The obvious danger in eliminating late registration is taking a hit in enrollments.  If you’re already riding a secular trend downward, that can be a financial deal-breaker.  Dropping a few percent a year is painful enough; risking a possible double-digit drop on top of that all at once seems almost suicidal.  We get a large enough portion of our enrollments after the first day of class that the prospect of sacrificing it is daunting.  We have some “late-start” classes that last 11 weeks instead of 15, but the success rates in those classes are 15 to 20 points below the college average.  It isn’t a great model.

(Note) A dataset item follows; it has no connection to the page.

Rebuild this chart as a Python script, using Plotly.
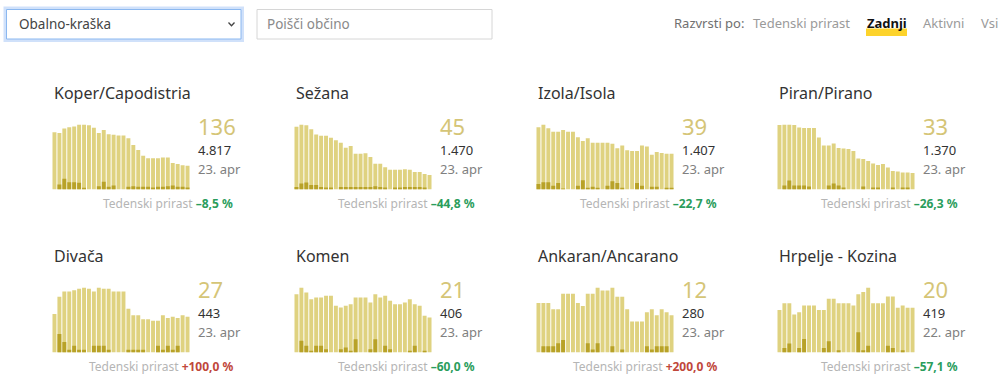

At my previous college, we made the change just as enrollments were peaking with the Great Recession.  That turned out to be an excellent move; the tailwind of demand was strong enough that the expected enrollment hit never really materialized.  As enrollments subsided, success rates climbed.  

Here, we don’t have that option.  We’ve had several consecutive years of enrollment decline, and the underlying demographic trend suggests that the trend will continue for some time.  This year we celebrated that the decline slowed a bit, but the direction didn’t change.   

Ethically, though, I have a hard time saying that we need to continue to set up a significant number of students for failure so we can hit our budget numbers.  That’s using students as means, rather than ends; it’s not why we’re here.  It’s what for-profit colleges do.  Even financially, if the attrition rate of the late arrivals is substantially higher, the monetary boost is less than first meets the eye.

One option I’ve heard is using 7.5 week courses, with brief “college readiness” workshops beforehand.  So a student who shows up for the first time on, say, September 8, can sign up for a preparation workshop that starts in late September, and a credit-bearing class that starts in late October.  It assumes the willingness to take that short workshop, but saying “come back in October” is better than saying “come back in January.”  It also sets the student up to succeed once she’s finally in a class, which, to me, is sort of the point.

The standard “late start” model doesn’t seem to be working, and simply telling them to come back in January is a non-starter.  So, wise and worldly readers, I turn to you.  Is there a better way?  Yes, in my perfect world, we’d have so much demand that we could stop registering in August and make sure that everything is set to go when classes start, but that’s not where we are.  Given declining demographics, is there a better way?